Twila Boaz has come out of hiding and is working to gain back the pounds she lost when her only goal was to disappear. When her eating disorder is triggered again, though she longs to hide, she instead follows God and fights for her own survival. But will she succeed?

Though two of the characters have issues pertaining to weight, the book is not about weight: it’s about what it means to be made in the image of God and what the implications of that are in our lives. Each character has to learn that we don’t do certain things outwardly in order to be made in the image of God: we already are. And when rightly understood, that truth permeates our being and affects our thinking and then our outward actions.

I don’t want to reveal much more about the plot than that. Though the book didn’t grab me from the first page and not let go like Words did, it still provided much food for thought and I enjoyed it.

The character I liked the most was Miles, friend to all three main characters and potential love interest of one. His walk with God and the way he sought His guidance in everyday life was very realistic to me. This is one reason I love Christian fiction: this is the missing element, the ultimate reality missing in secular stories, no matter how good they are. Sometimes people accuse Christian fiction of being a sermon disguised as a story or a story with spiritual bits put in in order to make it “Christian,” but neither is the case in Ginny’s work (or even of the great majority of Christian fiction I’ve read.) Her characters are genuine (if sometimes a bit unconventional, in the case of Twila), and though there is spiritual truth she is trying to convey, each character grapples with it in a natural and realistic way.

Here are a few quotes that stood out to me from the book:

“I’ve learned enough through the years that when God is silent, it’s my cue to hold on tight.
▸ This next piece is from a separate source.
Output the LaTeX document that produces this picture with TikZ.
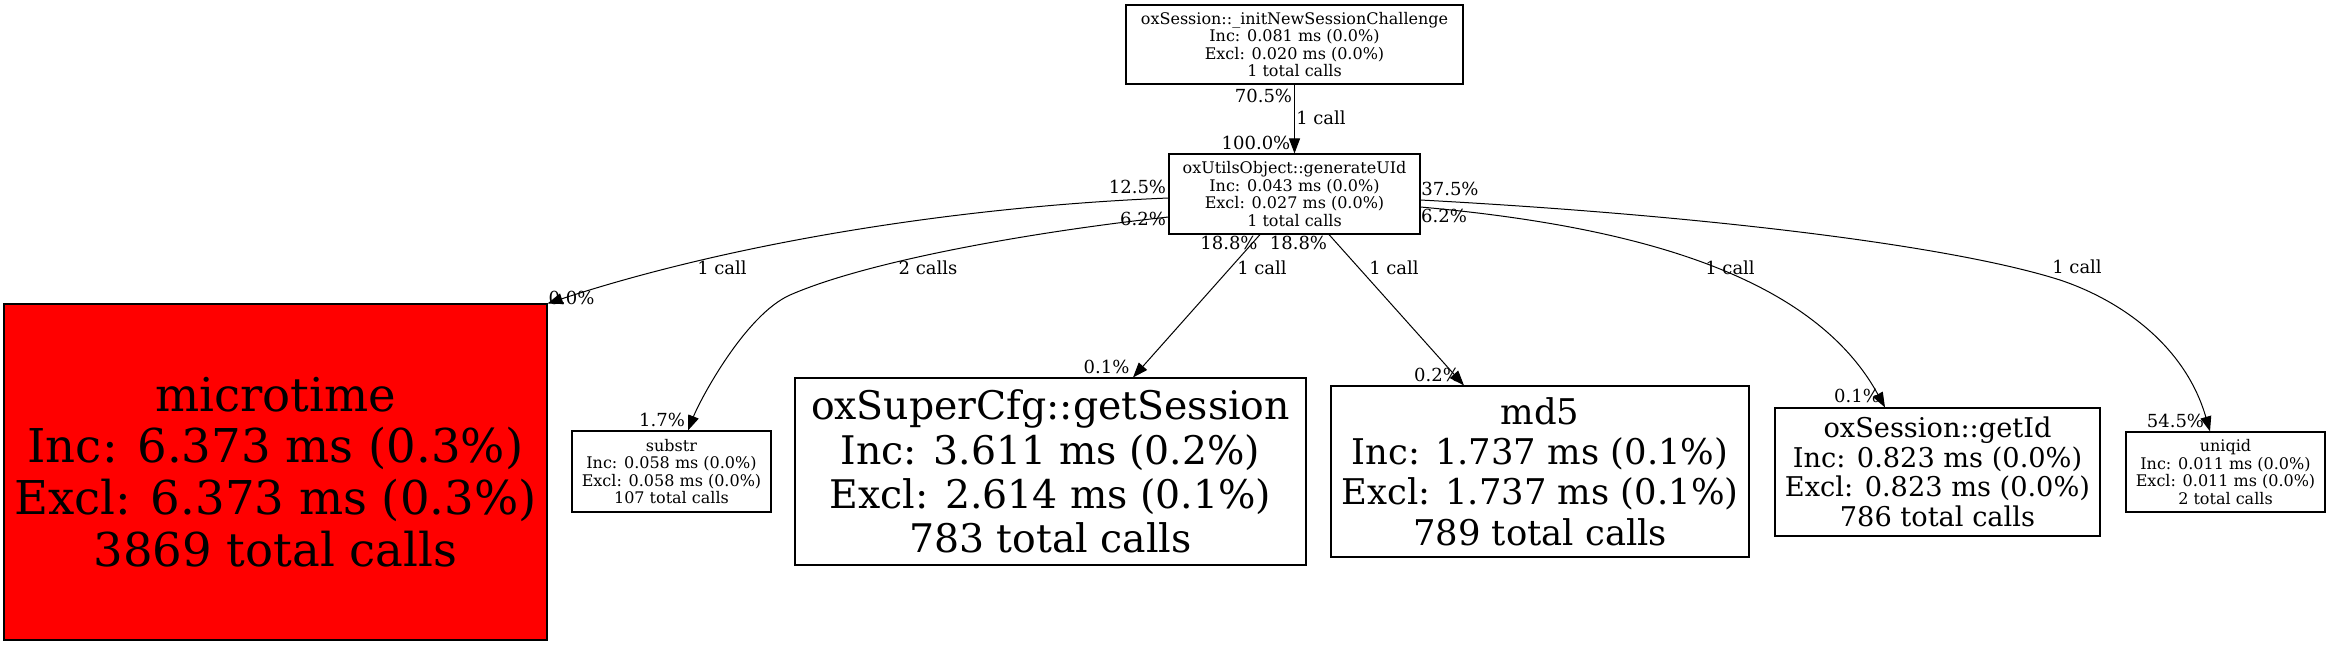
\documentclass[tikz,border=0pt]{standalone}
\usepackage{fontspec}
\setmainfont{DejaVu Serif}
\usetikzlibrary{arrows.meta}

\begin{document}
\begin{tikzpicture}[x=0.5pt, y=-0.5pt,
	fn/.style={draw, line width=0.55pt, inner sep=0pt, align=center},
	small/.style={font=\fontsize{8}{8.7}\selectfont},
	call/.style={-{Triangle[length=7.5pt, width=5.5pt]}, line width=0.5pt},
	lbl/.style={font=\fontsize{9}{10}\selectfont, inner sep=0pt}]
	\useasboundingbox (0,0) rectangle (2331,645);

	% caller and callee
	\node[fn, small, minimum width=168.5pt, minimum height=39.5pt] (init) at (1294.5,44.5)
		{oxSession::\_initNewSessionChallenge\\Inc: 0.081 ms (0.0\%)\\Excl: 0.020 ms (0.0\%)\\1 total calls};
	\node[fn, small, minimum width=125.5pt, minimum height=40pt] (genuid) at (1294.5,194)
		{oxUtilsObject::generateUId\\Inc: 0.043 ms (0.0\%)\\Excl: 0.027 ms (0.0\%)\\1 total calls};

	% children, one rank
	\node[fn, fill=red, font=\fontsize{23.3}{25.85}\selectfont, minimum width=271.5pt, minimum height=168pt] (microtime) at (275.5,472)
		{microtime\\Inc: 6.373 ms (0.3\%)\\Excl: 6.373 ms (0.3\%)\\3869 total calls};
	\node[fn, small, minimum width=99.5pt, minimum height=40.5pt] (substr) at (671.5,471.5)
		{substr\\Inc: 0.058 ms (0.0\%)\\Excl: 0.058 ms (0.0\%)\\107 total calls};
	\node[fn, font=\fontsize{19.7}{22.1}\selectfont, minimum width=255.5pt, minimum height=93.5pt] (getsess) at (1050.5,471.5)
		{oxSuperCfg::getSession\\Inc: 3.611 ms (0.2\%)\\Excl: 2.614 ms (0.1\%)\\783 total calls};
	\node[fn, font=\fontsize{17.7}{20.1}\selectfont, minimum width=209pt, minimum height=85.5pt] (md5) at (1540,471.5)
		{md5\\Inc: 1.737 ms (0.1\%)\\Excl: 1.737 ms (0.1\%)\\789 total calls};
	\node[fn, font=\fontsize{13.6}{14.75}\selectfont, minimum width=162.5pt, minimum height=64pt] (getid) at (1937.5,472)
		{oxSession::getId\\Inc: 0.823 ms (0.0\%)\\Excl: 0.823 ms (0.0\%)\\786 total calls};
	\node[fn, small, minimum width=99.5pt, minimum height=40pt] (uniqid) at (2225.5,472)
		{uniqid\\Inc: 0.011 ms (0.0\%)\\Excl: 0.011 ms (0.0\%)\\2 total calls};

	% calls
	\draw[call] (init) -- (genuid);
	\draw[call] ([yshift=-2pt]genuid.west) .. controls (969,206) and (741,240) .. (microtime.north east);
	\draw[call] ([yshift=-11.5pt]genuid.west) .. controls (1039,231) and (870,260) .. (790,295)
		.. controls (745,315) and (700,400) .. ([xshift=8.25pt]substr.north);
	\draw[call] ([xshift=-17.25pt]genuid.south) -- ([xshift=41.25pt]getsess.north);
	\draw[call] ([xshift=17.25pt]genuid.south) -- ([xshift=-38pt]md5.north);
	\draw[call] ([yshift=-6.5pt]genuid.east) .. controls (1620,225) and (1810,270) .. ([xshift=-26.25pt]getid.north);
	\draw[call] ([yshift=-3pt]genuid.east) .. controls (1700,215) and (1950,245) .. (2060,280)
		.. controls (2120,300) and (2185,345) .. ([xshift=-7.75pt]uniqid.north);

	% labels: calls, tail and head percentages
	\node[lbl] (c-init) at (1321,118) {1 call};
	\node[lbl] (t-init) at (1263.5,96) {70.5\%};
	\node[lbl] (h-init) at (1256,143) {100.0\%};

	\node[lbl] (c-micro) at (722,268) {1 call};
	\node[lbl] (t-micro) at (1137.5,187) {12.5\%};
	\node[lbl] (h-micro) at (571.5,298) {0.0\%};

	\node[lbl] (c-substr) at (928,268) {2 calls};
	\node[lbl] (t-substr) at (1143,219) {6.2\%};
	\node[lbl] (h-substr) at (662,420) {1.7\%};

	\node[lbl] (c-getsess) at (1262,268) {1 call};
	\node[lbl] (t-getsess) at (1229,243) {18.8\%};
	\node[lbl] (h-getsess) at (1106.5,367) {0.1\%};

	\node[lbl] (c-md5) at (1394,268) {1 call};
	\node[lbl] (t-md5) at (1298.5,243) {18.8\%};
	\node[lbl] (h-md5) at (1437,375) {0.2\%};

	\node[lbl] (c-getid) at (1730,268) {1 call};
	\node[lbl] (t-getid) at (1444,216) {6.2\%};
	\node[lbl] (h-getid) at (1857,396) {0.1\%};

	\node[lbl] (c-uniqid) at (2077,267) {1 call};
	\node[lbl] (t-uniqid) at (1450,189) {37.5\%};
	\node[lbl] (h-uniqid) at (2175.5,421) {54.5\%};
\end{tikzpicture}
\end{document}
Do nothing. Wait on Him” (p. 49).

“When I pass from the discomfort of need to the tranquility of satisfaction, the very transition contains for me the insidious trap of uncontrolled desire. Augustine” (p. 168).
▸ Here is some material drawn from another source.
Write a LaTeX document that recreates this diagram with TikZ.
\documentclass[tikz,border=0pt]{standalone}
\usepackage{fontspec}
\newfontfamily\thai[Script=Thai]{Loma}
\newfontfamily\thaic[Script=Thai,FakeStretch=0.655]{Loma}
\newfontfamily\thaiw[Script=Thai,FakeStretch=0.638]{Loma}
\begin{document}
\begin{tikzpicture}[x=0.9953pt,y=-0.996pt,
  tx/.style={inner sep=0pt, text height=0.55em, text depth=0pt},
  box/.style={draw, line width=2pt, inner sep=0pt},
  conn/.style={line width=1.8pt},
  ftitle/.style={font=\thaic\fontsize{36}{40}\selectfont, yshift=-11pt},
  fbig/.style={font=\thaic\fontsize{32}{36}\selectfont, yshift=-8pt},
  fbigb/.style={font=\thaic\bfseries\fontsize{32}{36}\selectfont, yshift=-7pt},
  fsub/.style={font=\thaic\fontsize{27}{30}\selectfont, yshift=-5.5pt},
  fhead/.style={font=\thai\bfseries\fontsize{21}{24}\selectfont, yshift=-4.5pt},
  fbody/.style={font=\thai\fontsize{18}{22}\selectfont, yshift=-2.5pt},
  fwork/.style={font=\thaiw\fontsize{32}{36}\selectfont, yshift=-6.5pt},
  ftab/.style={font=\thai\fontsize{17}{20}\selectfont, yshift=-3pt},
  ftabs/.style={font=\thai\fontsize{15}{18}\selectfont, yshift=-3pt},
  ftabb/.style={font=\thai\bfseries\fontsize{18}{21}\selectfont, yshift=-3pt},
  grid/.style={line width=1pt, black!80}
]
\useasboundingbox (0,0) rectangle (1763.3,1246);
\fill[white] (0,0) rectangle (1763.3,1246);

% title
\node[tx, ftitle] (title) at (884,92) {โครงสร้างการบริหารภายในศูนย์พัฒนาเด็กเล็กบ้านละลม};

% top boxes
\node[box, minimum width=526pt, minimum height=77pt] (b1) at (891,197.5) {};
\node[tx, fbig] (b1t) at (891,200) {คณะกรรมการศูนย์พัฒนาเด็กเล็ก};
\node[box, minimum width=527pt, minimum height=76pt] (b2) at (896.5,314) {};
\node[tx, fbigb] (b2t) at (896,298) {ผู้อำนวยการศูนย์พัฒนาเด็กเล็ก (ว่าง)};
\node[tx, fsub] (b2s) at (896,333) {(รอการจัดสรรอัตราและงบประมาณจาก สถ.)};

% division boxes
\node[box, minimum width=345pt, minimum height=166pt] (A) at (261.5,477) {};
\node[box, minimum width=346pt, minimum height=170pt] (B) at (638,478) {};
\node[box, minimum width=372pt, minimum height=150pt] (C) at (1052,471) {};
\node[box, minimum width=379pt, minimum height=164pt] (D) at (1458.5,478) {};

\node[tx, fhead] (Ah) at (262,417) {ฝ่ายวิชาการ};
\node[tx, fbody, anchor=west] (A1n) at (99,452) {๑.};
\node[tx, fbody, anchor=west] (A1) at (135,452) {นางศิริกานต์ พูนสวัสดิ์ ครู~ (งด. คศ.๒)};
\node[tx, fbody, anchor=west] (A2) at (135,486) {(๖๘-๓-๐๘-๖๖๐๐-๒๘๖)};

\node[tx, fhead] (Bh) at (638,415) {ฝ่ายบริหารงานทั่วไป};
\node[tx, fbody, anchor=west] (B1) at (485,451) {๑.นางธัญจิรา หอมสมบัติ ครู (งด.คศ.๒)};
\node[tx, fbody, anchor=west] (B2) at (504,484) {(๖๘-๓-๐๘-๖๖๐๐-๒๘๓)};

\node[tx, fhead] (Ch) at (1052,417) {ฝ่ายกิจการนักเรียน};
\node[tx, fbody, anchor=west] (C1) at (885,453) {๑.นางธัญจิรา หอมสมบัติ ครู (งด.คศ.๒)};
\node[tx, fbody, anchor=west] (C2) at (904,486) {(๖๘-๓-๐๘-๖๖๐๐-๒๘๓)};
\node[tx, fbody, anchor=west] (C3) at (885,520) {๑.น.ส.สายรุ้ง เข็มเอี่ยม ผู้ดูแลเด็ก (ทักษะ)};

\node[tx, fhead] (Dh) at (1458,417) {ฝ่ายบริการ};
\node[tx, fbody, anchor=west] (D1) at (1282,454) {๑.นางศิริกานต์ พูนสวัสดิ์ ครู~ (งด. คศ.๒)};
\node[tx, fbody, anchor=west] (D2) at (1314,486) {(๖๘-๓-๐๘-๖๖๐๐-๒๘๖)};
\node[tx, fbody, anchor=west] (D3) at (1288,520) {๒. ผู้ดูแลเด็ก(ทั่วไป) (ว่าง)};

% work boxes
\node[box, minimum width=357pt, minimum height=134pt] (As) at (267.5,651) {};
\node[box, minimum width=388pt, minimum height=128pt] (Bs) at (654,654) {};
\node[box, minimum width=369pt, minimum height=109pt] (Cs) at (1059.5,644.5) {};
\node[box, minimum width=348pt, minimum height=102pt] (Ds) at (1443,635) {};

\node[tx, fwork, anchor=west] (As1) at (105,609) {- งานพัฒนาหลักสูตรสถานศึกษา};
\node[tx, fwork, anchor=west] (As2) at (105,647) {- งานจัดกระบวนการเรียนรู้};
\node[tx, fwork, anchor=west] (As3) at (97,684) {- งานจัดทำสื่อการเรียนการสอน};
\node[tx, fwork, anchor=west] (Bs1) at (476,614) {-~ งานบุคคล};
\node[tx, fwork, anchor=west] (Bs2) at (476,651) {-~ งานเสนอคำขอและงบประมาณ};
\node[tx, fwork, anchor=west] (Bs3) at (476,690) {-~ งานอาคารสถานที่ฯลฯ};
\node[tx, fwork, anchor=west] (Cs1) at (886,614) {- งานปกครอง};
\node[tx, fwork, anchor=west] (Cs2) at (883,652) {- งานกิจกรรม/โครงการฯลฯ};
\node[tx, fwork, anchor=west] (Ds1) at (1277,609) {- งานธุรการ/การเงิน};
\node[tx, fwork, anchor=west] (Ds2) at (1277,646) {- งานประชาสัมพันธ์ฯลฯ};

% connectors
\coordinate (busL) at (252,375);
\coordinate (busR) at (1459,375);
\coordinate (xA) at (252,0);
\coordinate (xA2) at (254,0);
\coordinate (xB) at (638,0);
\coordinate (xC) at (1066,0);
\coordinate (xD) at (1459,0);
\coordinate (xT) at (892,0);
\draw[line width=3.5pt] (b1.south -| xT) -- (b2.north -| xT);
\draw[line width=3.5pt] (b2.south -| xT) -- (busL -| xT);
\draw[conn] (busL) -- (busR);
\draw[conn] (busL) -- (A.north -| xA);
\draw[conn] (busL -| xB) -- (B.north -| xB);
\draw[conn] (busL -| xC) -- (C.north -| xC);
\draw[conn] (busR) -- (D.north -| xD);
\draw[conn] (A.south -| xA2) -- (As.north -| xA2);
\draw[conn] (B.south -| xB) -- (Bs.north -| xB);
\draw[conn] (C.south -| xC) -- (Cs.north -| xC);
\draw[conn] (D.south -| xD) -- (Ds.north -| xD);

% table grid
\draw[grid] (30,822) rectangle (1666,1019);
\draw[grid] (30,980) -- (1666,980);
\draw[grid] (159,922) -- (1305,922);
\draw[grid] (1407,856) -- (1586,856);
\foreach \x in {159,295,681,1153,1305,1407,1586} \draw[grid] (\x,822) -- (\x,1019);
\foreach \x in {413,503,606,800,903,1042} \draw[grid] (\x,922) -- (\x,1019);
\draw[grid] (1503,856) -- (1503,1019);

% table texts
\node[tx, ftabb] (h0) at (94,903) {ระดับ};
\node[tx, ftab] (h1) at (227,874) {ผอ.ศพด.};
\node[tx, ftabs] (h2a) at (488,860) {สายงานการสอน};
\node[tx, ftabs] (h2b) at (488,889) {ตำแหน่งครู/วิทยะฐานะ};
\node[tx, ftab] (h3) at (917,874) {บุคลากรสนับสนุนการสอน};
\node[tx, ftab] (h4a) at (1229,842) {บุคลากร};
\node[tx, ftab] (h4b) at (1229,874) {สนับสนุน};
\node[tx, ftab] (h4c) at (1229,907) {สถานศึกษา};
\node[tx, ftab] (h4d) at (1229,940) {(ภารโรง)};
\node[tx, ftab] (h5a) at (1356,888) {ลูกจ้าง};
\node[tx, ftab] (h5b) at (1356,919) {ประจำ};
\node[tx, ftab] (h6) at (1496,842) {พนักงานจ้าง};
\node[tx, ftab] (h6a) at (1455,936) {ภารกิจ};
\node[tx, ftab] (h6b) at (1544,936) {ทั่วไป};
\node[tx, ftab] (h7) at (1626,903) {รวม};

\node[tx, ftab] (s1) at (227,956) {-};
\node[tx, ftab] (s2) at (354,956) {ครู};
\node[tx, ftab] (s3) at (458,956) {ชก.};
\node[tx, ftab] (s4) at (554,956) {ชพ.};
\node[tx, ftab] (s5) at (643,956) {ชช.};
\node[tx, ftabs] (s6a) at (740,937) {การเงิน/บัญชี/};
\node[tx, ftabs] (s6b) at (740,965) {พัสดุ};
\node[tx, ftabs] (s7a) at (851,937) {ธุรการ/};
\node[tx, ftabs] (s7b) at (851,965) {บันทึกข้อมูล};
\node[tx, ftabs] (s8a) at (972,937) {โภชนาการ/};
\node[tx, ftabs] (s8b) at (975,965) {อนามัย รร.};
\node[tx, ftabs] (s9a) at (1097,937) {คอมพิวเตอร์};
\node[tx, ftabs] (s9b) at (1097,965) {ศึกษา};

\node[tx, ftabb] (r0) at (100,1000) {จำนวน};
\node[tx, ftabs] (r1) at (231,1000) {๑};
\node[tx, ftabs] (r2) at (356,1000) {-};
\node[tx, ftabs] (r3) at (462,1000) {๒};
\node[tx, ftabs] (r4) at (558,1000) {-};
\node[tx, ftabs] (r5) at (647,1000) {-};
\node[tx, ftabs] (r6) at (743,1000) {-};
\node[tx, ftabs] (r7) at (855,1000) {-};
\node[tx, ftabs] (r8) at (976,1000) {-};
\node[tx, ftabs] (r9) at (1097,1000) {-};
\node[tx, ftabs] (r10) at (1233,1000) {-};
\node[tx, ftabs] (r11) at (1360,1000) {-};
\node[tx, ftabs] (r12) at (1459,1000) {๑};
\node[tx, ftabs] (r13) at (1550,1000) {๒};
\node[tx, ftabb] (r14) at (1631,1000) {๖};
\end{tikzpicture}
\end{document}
“I have forgiven him and I will forgive him again. But I won’t allow him to use me or mistreat me” (p. 262).

“Oh, Lord, remind me that this confrontation is an act of love and respect for both myself and my mom. It is not retaliation for years of pain” (p. 310).

There were just a couple of things that bothered me to a degree. One was Twila’s worship experience (pp. 166-167), which seemed a little New Age-y to me but would probably be called contemplative (which I don’t know a lot about yet but am not a fan of what I do know). The other was Ellyn asking if a dress had too much cleavage and Sabina telling her it was “lovely and appropriate” (p. 326). In my book no amount of cleavage is appropriate for anyone other than one’s husband in private.

But with those caveats, this is a book I am happy to recommend.

(This will also be linked to Semicolon‘s Saturday Review of Books.)